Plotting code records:
————————
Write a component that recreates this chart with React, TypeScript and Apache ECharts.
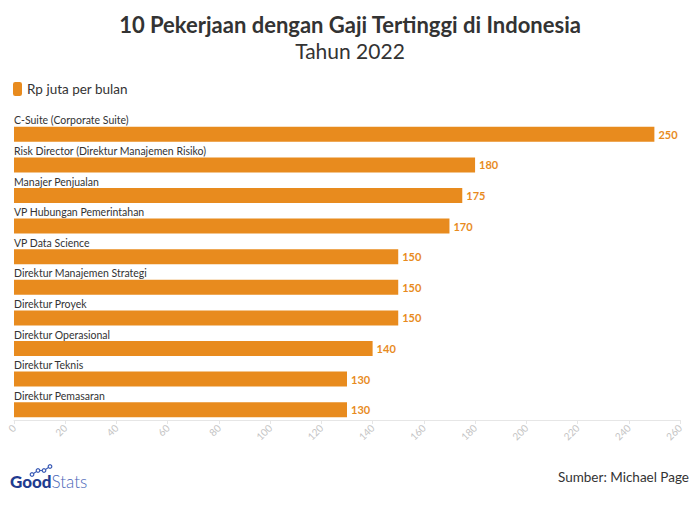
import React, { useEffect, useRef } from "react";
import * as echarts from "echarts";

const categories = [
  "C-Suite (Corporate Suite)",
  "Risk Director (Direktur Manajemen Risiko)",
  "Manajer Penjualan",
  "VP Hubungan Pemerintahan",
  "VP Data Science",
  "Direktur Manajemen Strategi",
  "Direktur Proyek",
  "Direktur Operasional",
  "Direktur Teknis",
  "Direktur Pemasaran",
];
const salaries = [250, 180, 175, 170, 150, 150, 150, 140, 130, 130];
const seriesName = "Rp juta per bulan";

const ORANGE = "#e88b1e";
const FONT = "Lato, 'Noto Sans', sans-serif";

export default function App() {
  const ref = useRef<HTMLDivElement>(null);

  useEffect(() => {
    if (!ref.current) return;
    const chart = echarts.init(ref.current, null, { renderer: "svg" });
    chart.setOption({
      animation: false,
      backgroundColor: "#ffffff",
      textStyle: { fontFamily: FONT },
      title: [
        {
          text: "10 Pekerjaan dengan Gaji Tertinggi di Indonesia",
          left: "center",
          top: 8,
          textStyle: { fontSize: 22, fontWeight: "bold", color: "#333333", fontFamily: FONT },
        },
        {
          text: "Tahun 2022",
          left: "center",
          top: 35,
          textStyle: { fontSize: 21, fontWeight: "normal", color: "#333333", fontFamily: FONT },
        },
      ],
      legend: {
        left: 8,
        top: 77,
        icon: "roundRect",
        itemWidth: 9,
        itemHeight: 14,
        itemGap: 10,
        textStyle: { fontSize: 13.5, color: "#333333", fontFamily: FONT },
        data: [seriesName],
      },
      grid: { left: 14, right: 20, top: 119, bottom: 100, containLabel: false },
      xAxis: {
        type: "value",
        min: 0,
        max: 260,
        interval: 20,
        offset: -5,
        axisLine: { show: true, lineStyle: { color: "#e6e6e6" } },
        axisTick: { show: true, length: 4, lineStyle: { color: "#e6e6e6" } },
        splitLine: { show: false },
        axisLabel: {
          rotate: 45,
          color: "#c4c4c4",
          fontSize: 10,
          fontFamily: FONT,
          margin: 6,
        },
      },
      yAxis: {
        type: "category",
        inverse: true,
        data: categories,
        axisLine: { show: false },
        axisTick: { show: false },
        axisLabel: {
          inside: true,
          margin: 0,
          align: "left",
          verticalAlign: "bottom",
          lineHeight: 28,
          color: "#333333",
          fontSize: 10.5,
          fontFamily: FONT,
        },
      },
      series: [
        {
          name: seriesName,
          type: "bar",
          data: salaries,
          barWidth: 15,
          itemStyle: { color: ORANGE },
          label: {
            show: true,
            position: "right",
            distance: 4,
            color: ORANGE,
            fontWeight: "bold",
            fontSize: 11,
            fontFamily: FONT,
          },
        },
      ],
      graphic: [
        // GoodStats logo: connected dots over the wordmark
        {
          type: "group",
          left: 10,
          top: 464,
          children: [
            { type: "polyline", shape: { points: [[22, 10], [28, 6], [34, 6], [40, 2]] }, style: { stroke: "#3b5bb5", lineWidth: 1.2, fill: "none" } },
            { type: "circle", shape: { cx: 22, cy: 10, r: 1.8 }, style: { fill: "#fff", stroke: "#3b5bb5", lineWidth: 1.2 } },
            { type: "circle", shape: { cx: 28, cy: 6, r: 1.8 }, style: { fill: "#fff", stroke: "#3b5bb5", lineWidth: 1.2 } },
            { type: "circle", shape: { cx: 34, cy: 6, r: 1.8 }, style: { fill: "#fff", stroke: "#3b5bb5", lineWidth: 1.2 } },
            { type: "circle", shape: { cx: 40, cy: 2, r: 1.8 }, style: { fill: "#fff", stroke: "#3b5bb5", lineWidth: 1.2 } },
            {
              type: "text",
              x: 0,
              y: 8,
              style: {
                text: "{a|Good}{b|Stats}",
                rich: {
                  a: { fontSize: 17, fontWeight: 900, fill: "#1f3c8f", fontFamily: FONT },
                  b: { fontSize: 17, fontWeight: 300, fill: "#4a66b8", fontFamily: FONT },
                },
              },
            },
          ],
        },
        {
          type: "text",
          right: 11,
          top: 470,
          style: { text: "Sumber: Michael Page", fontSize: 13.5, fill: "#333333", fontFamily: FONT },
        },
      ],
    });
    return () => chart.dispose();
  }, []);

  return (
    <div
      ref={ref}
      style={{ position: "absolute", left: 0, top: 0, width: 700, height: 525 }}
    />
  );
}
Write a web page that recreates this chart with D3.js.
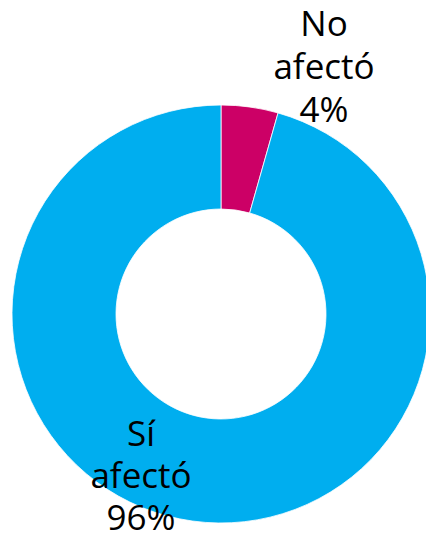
————————
**Job**
Find every line containing the word "React", then give the total and nothing more.

**Solved problem**
2